INDIANAPOLIS - Attorneys for convenience stores told a federal judge on Thursday to freeze enforcement of an Indiana law that bars them from selling cold beer as unfair and unconstitutional, while the state said the stores can't prove the decades-old law harms them.

Under Indiana law, liquor stores are allowed to sell cold beer, while grocery stores, drug stores and convenience stores aren't.

John Maley, the attorney representing the Indiana Petroleum Marketers and Convenience Store Association and three convenience store chains, told Judge Richard L. Young that the law essentially contradicts itself.

Maley said convenience stores can legally sell chilled wine and wine coolers with a higher alcohol content than beer, and the ban is generally enforced only in larger cities, not in small towns with fewer police. When the law is enforced, he said, it depends on officers' sense of touch, not a thermometer.
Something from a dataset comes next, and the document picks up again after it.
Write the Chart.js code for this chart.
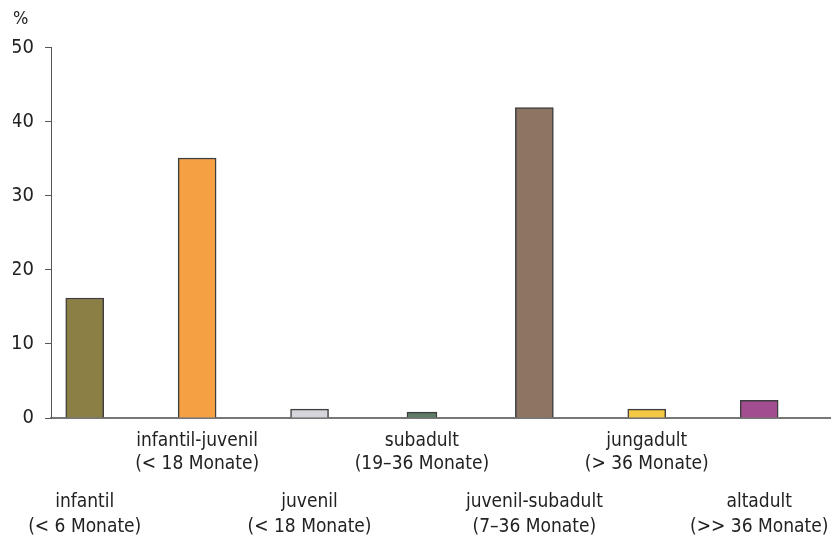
<!DOCTYPE html>
<html>
<head>
<meta charset="utf-8">
<script src="https://cdn.jsdelivr.net/npm/chart.js@4/dist/chart.umd.min.js"></script>
<style>
  html, body { margin: 0; padding: 0; background: #fff; }
  #wrap { width: 835px; height: 541px; }
</style>
</head>
<body>
<div id="wrap"><canvas id="chart"></canvas></div>
<script>
const categories = ["infantil", "infantil-juvenil", "juvenil", "subadult", "juvenil-subadult", "jungadult", "altadult"];
const subLabels = ["(< 6 Monate)", "(< 18 Monate)", "(< 18 Monate)", "(19\u201336 Monate)", "(7\u201336 Monate)", "(> 36 Monate)", "(>> 36 Monate)"];
const values = [16.2, 35.1, 1.2, 0.8, 41.9, 1.2, 2.4];
const colors = ["#8c7f45", "#f5a143", "#d5d5db", "#5f7b68", "#8e7563", "#f5c843", "#a14d8f"];
const yTicks = [0, 10, 20, 30, 40, 50];

const font = "'DejaVu Sans Condensed', 'Liberation Sans Narrow', sans-serif";

// subadult is drawn narrower in the original
const narrowIdx = 3;
const mainPoints = values.map((v, i) => ({ x: i, y: i === narrowIdx ? null : v }));
const narrowPoints = values.map((v, i) => ({ x: i, y: i === narrowIdx ? v : null }));

function label(i) {
  return [categories[i], subLabels[i]];
}

const xRange = { min: -0.3, max: 6.63 };

new Chart(document.getElementById("chart"), {
  type: "bar",
  data: {
    datasets: [
      {
        data: mainPoints,
        backgroundColor: colors,
        borderColor: "#3e3e3e",
        borderWidth: 1.5,
        borderSkipped: "bottom",
        barThickness: 38,
        grouped: false,
      },
      {
        data: narrowPoints,
        backgroundColor: colors,
        borderColor: "#3e3e3e",
        borderWidth: 1.5,
        borderSkipped: "bottom",
        barThickness: 30,
        grouped: false,
      },
    ],
  },
  options: {
    responsive: true,
    maintainAspectRatio: false,
    animation: false,
    layout: { padding: { left: 13, right: 5, top: 9, bottom: 0 } },
    plugins: {
      legend: { display: false },
      tooltip: { enabled: false },
      title: {
        display: true,
        text: "%",
        align: "start",
        color: "#222",
        font: { family: font, size: 18, weight: "normal" },
        padding: { top: 0, bottom: 17 },
      },
    },
    scales: {
      x: {
        type: "linear",
        min: xRange.min,
        max: xRange.max,
        offset: false,
        grid: { display: false, drawTicks: false },
        border: { display: true, color: "#777", width: 2 },
        afterBuildTicks: (s) => { s.ticks = [1, 3, 5].map((v) => ({ value: v })); },
        afterFit: (s) => { s.height = 60; s.paddingLeft = 0; s.paddingRight = 0; },
        ticks: {
          autoSkip: false,
          maxRotation: 0,
          padding: 12,
          color: "#222",
          font: { family: font, size: 19, lineHeight: 1.2 },
          callback: (v) => label(v),
        },
      },
      x2: {
        type: "linear",
        position: "bottom",
        min: xRange.min,
        max: xRange.max,
        offset: false,
        grid: { display: false, drawTicks: false },
        border: { display: false },
        afterBuildTicks: (s) => { s.ticks = [0, 2, 4, 6].map((v) => ({ value: v })); },
        afterFit: (s) => { s.height = 63; s.paddingLeft = 0; s.paddingRight = 0; },
        ticks: {
          autoSkip: false,
          maxRotation: 0,
          padding: 12,
          color: "#222",
          font: { family: font, size: 19, lineHeight: 1.3 },
          callback: (v) => label(v),
        },
      },
      y: {
        min: 0,
        max: 50,
        afterBuildTicks: (s) => { s.ticks = yTicks.map((v) => ({ value: v })); },
        afterFit: (s) => { s.width = 38; },
        grid: { drawOnChartArea: false, drawTicks: true, tickLength: 6, color: "#555" },
        border: { display: true, color: "#555", width: 1 },
        ticks: {
          padding: 11,
          color: "#222",
          font: { family: font, size: 20 },
        },
      },
    },
  },
});
</script>
</body>
</html>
"There is no reason for that. It doesn't make sense," Maley said.

The law was written when modern convenience stores didn't exist, he said, and drug stores and grocery stores were just pharmacies and supermarkets.

Deputy Attorney General Ken Joel said the trade group, which represents the convenience stores Thorntons Inc., Ricker Oil Company and Freedom Oil, can't prove the law has done them any harm because the industry has swollen despite the cold beer ban.

"It's about making more money," Joel said.

"Why does the Legislature allow cold wine to be sold, but not cold beer?" Young asked.

Joel replied that the distinction was a "legislative prerogative."

He argued that liquor stores must abide by stricter alcohol laws than convenience stores. Customers must be over 21 to enter, and employees must undergo special training - rules that don't apply to convenience store workers.

Retired state excise police Major Robin Poindexter testified that a survey of stores conducted by officers monitoring undercover underage purchasers found that 40 percent of retailers that sold alcohol sold to the minors, and liquor stores sold to them more often than convenience stores did.

But when Maley showed him a trio of high-tech thermometers he had bought on Amazon.com, the former officer said police used none of them. Determining whether or not beer is cold depends on an officer's sense of touch, he said.

Poindexter also said that Indiana residents can buy cold beer at convenience stores in neighboring Illinois, Ohio and Michigan.